FPN在faster_rcnn中实现细节代码说明

代码参考自：https://github.com/DetectionTeamUCAS/FPN_Tensorflow

主要分析fpn多层金字塔结构的输出如何进行预测。

FPN金字塔结构插入在faster_rcnn的特征图获取之后，在rpn结构之前。

具体代码如下所示：

代码结构追溯至FPN部分：

train.py(line 46 :build_whole_detection_network函数）

　　　　build_whole_network(line 372: build_whole_detection_network函数）

　　　　按照注释分别查看7个步骤：

　　　　1. build base network
　　　　
　　　　2. build rpn
　
　　　　3. generate_anchors

　　　　4. postprocess rpn proposals. such as: decode, clip, NMS(所得第一次框处理)

　　　　5. build Fast-RCNN（5，roipooling  6,inference rois to obtain fc   7,cls reg）

　　　　6. postprocess_fastrcnn(最后框处理)
　　　　FPN部分在build base network中，得到的plist即为金字塔特征图的集合
　　　　　　　　build_base_network一步一步回溯找到原函数resnet_base(fpn操作在这里，如下代码)

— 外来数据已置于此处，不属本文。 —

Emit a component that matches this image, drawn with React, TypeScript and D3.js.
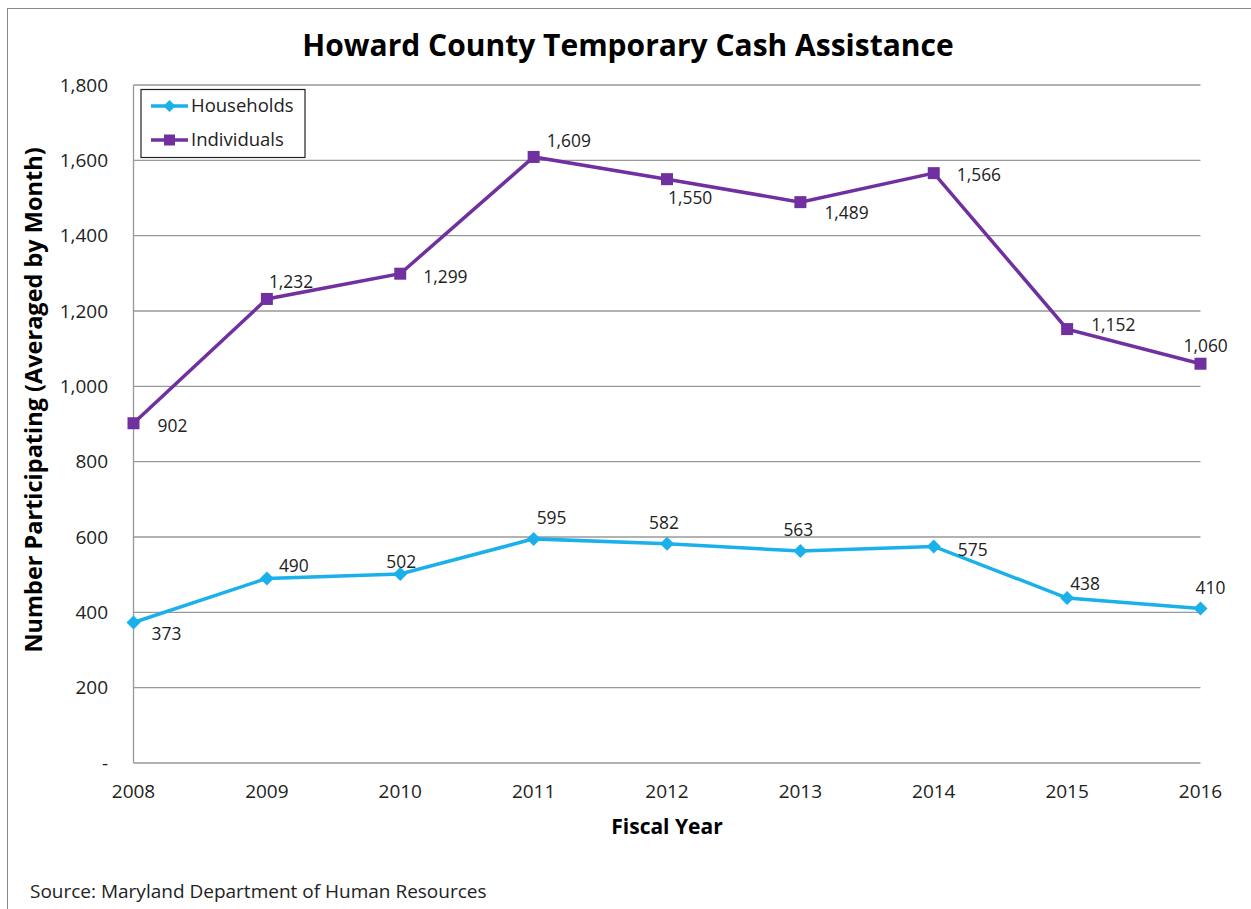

 def resnet_base(img_batch, scope_name, is_training=True):

     '''

     this code is derived from light-head rcnn.

     https://github.com/zengarden/light_head_rcnn

     It is convenient to freeze blocks. So we adapt this mode.

     '''

     if scope_name == 'resnet_v1_50':

         middle_num_units = 6

     elif scope_name == 'resnet_v1_101':

         middle_num_units = 23

     else:

         raise NotImplementedError('We only support resnet_v1_50 or resnet_v1_101. Check your network name....yjr')

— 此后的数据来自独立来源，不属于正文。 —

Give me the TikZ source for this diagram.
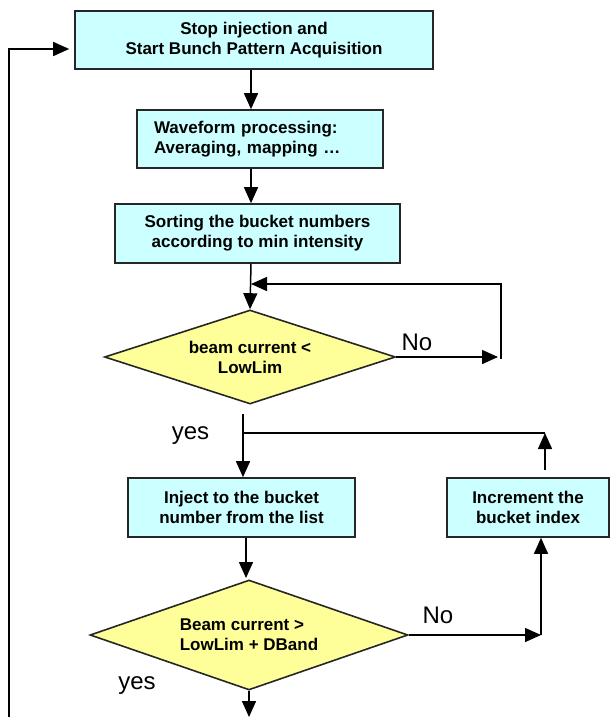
\documentclass[tikz,border=0pt]{standalone}
\usepackage{fontspec}
\setmainfont{Liberation Sans}
\usetikzlibrary{shapes.geometric,arrows.meta}
\definecolor{boxfill}{HTML}{CCFFFF}
\definecolor{diafill}{HTML}{FFFF99}
\begin{document}
\begin{tikzpicture}[x=1pt,y=-1pt,
  box/.style={draw=black!85, line width=1.6pt, fill=boxfill,
    font=\fontsize{17}{20}\selectfont\bfseries, align=center,
    inner sep=0pt, minimum height=59pt},
  dia/.style={diamond, draw=black!85, line width=1.6pt, fill=diafill,
    font=\fontsize{17}{20}\selectfont\bfseries, inner sep=0pt},
  lbl/.style={font=\fontsize{24}{28}\selectfont, anchor=base},
  conn/.style={line width=1.5pt},
  arr/.style={conn, -{Triangle[length=16pt,width=14pt]}}]
\useasboundingbox (0,0) rectangle (610,717);

% nodes
\node[box, minimum width=358pt, minimum height=58pt] (b1) at (254,40)
  {Stop injection and\\Start Bunch Pattern Acquisition};
\node[box, minimum width=246pt, minimum height=58pt, text width=212pt,
  inner xsep=17pt, align=left] (b2) at (260,139)
  {Waveform processing:\\Averaging, mapping \dots};
\node[box, minimum width=285pt] (b3) at (257.5,233.5)
  {Sorting the bucket numbers\\according to min intensity};
\node[dia, aspect=3.1, minimum width=291pt, minimum height=94pt, align=center] (d1) at (250,357)
  {beam current <\\LowLim};
\node[box, minimum width=227pt] (b4) at (241.5,507.5)
  {Inject to the bucket\\number from the list};
\node[box, minimum width=162pt] (b5) at (528,507.5)
  {Increment the\\bucket index};
\node[dia, aspect=2.89, minimum width=318pt, minimum height=110pt, align=left] (d2) at (249,635)
  {Beam current >\\LowLim + DBand};

% labels
\node[lbl] (no1) at (417,350) {No};
\node[lbl] (yes1) at (190.5,439) {yes};
\node[lbl] (no2) at (438,623) {No};
\node[lbl] (yes2) at (137,689) {yes};

% helper coordinates
\coordinate (cx) at (251,0);
\coordinate (lb) at (9,717);
\coordinate (n1) at (498,357);
\coordinate (n1a) at (501,359);
\coordinate (n1b) at (501,284);
\coordinate (y1) at (243,414);
\coordinate (y2) at (243,433);
\coordinate (y3) at (545,433);
\coordinate (y4) at (545,470);
\coordinate (b4x) at (246,0);
\coordinate (d2t) at (246,578);
\coordinate (n2) at (541,635);
\coordinate (ob) at (249,717);

% connectors
\draw[arr] (lb) |- ([yshift=-9pt,xshift=-5pt]b1.west);
\draw[arr] (b1.south -| cx) -- (b2.north -| cx);
\draw[arr] (b2.south -| cx) -- (b3.north -| cx);
\draw[arr] (b3.south -| cx) -- (d1.north);
\draw[arr] (d1.east) -- (n1);
\draw[arr] (n1a) -- (n1b) -- (cx |- n1b);
\draw[arr] (y1) -- (b4.north -| y1);
\draw[conn] (y2) -- (y3);
\draw[arr] (y4) -- (y3);
\draw[arr] (b4.south -| b4x) -- (d2t);
\draw[arr] (d2.east) -- (n2);
\draw[arr] (n2) -- (b5.south -| n2);
\draw[arr] (d2.south) -- (ob);
\end{tikzpicture}
\end{document}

     blocks = [resnet_v1_block('block1', base_depth=64, num_units=3, stride=2),

               resnet_v1_block('block2', base_depth=128, num_units=4, stride=2),

               resnet_v1_block('block3', base_depth=256, num_units=middle_num_units, stride=2),

               resnet_v1_block('block4', base_depth=512, num_units=3, stride=1)]

     # when use fpn . stride list is [1, 2, 2]

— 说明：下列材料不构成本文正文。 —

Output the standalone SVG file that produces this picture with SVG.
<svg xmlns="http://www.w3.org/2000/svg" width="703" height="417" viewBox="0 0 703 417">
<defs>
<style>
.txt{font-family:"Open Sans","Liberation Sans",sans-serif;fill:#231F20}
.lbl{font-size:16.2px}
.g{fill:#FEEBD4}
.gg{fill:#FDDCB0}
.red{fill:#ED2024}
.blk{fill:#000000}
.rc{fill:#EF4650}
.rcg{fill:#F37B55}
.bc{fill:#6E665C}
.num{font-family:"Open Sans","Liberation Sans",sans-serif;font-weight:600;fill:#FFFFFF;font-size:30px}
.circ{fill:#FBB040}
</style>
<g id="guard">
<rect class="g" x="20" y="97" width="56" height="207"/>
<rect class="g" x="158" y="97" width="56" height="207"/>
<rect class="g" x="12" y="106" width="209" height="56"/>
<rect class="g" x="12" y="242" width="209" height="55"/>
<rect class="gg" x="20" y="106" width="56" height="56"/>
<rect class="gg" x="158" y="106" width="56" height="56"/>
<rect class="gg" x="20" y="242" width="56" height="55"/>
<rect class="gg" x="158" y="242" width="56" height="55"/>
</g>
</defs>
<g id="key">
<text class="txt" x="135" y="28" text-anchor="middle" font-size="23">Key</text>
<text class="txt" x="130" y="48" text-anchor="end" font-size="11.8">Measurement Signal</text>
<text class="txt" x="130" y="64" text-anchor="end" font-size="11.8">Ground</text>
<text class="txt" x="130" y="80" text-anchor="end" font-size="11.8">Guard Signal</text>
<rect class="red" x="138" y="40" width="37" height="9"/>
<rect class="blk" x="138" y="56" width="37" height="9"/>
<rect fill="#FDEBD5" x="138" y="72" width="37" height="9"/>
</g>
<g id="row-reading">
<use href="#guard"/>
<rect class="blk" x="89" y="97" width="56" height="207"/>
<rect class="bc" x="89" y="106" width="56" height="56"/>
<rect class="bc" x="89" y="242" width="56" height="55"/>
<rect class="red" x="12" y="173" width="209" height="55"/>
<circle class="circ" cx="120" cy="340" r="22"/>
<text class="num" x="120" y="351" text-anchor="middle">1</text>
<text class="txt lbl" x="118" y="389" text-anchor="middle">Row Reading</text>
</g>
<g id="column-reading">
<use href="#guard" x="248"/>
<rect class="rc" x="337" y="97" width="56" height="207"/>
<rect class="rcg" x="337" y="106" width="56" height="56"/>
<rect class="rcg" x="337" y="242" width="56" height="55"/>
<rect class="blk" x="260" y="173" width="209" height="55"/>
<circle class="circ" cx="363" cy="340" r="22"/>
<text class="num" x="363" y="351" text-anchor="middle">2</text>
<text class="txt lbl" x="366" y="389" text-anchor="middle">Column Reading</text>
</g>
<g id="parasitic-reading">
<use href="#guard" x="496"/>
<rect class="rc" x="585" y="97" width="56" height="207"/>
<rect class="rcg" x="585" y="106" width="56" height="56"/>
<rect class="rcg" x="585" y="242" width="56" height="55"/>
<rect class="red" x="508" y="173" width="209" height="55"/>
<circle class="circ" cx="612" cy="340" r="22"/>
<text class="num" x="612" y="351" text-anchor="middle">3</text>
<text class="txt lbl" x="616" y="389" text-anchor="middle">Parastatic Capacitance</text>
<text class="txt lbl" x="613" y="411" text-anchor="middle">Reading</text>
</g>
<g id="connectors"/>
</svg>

     with slim.arg_scope(resnet_arg_scope(is_training=False)):

         with tf.variable_scope(scope_name, scope_name):

             # Do the first few layers manually, because 'SAME' padding can behave inconsistently

             # for images of different sizes: sometimes 0, sometimes 1

             net = resnet_utils.conv2d_same(

                 img_batch, 64, 7, stride=2, scope='conv1')

             net = tf.pad(net, [[0, 0], [1, 1], [1, 1], [0, 0]])

             net = slim.max_pool2d(

                 net, [3, 3], stride=2, padding='VALID', scope='pool1')

     not_freezed = [False] * cfgs.FIXED_BLOCKS + (4-cfgs.FIXED_BLOCKS)*[True]

     # Fixed_Blocks can be 1~3

     with slim.arg_scope(resnet_arg_scope(is_training=(is_training and not_freezed[0]))):

         C2, end_points_C2 = resnet_v1.resnet_v1(net,

                                                 blocks[0:1],

                                                 global_pool=False,

                                                 include_root_block=False,

                                                 scope=scope_name)

     # C2 = tf.Print(C2, [tf.shape(C2)], summarize=10, message='C2_shape')

     add_heatmap(C2, name='Layer2/C2_heat')

     with slim.arg_scope(resnet_arg_scope(is_training=(is_training and not_freezed[1]))):

         C3, end_points_C3 = resnet_v1.resnet_v1(C2,

                                                 blocks[1:2],

                                                 global_pool=False,

                                                 include_root_block=False,

                                                 scope=scope_name)

     # C3 = tf.Print(C3, [tf.shape(C3)], summarize=10, message='C3_shape')

     add_heatmap(C3, name='Layer3/C3_heat')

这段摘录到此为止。